The new phase of operations takes place in an 8.77-acre swath of land next to the previous two phases of the pit — since filled in — and allows the town to remove roughly 700,000 cubic yards of material over a 25-year period. That’s about 58,000 dump trucks’ worth.

The approved permit comes with dozens of conditions, largely around protecting the water sources far underground, but also dealing with noise, dust and the continued allowance for the surrounding area to be used for recreational purposes — there’s a vast network of popular mountain bike trails next to the pit.

The Act 250 dispute meant that, for a couple of annual budget cycles, the town had to purchase its sand and gravel from vendors who fetched a higher price than the town would have spent doing the work in-house.

Raymond said there is still a cost to the town to use its own gravel, such as wear and tear on the town highway department vehicles hauling the stuff away. The town also contracts with someone to do the actual extracting and crushing over a three-week period each year — that’s the limit allowed by the Act 250 permit.

In the 2022 fiscal year, the town budgeted $145,000 to buy gravel and sand. In the current budget approved at Town Meeting Day, that figure is almost $50,000 less, mostly for sand.

Raymond said it’s too early in the budget-crafting process to accurately estimate road material costs for next year.

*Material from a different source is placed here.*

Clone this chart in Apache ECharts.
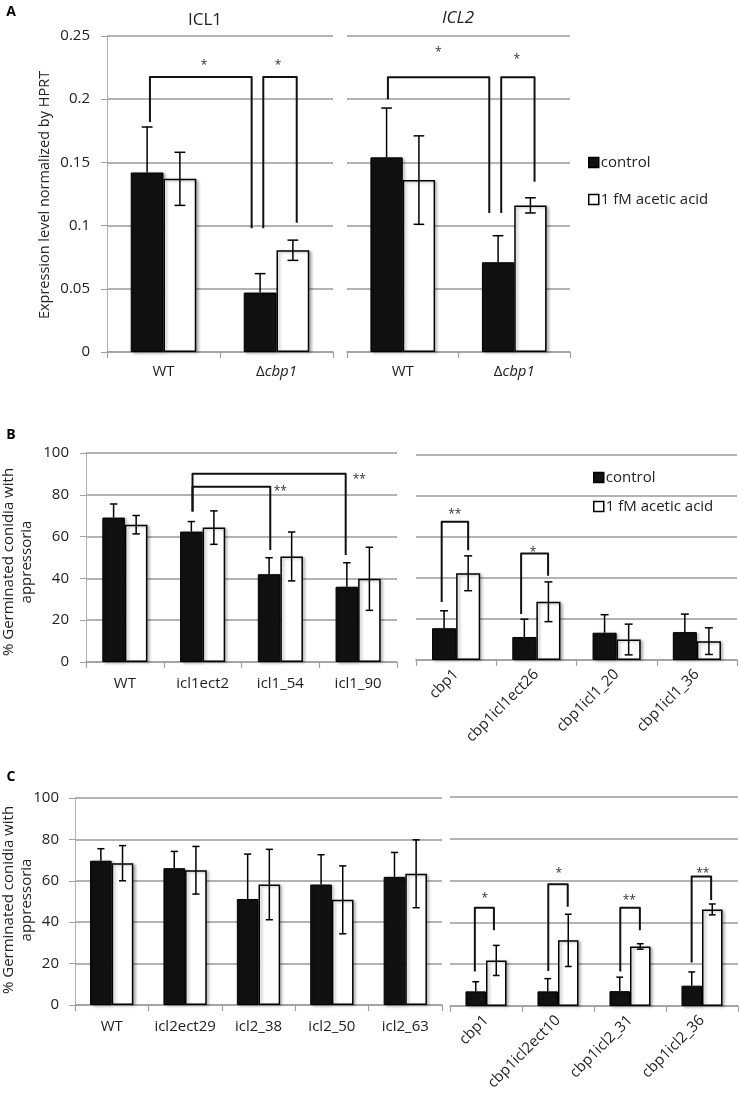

Mother Nature will have a say.

Raymond said the town ran out of gravel about a week before the area saw major flooding in July, exactly one year to the day after 2023’s historic deluge.

That’s because last winter saw a series of warm spells that brought a sequence of early mud seasons to the area, which meant the town had to use far more gravel than usual during the winter.

After the July flood, the town was able to use much of the material it extracted from the gravel pit, but still had to buy extra.

“We had significant washouts in areas,” Raymond said.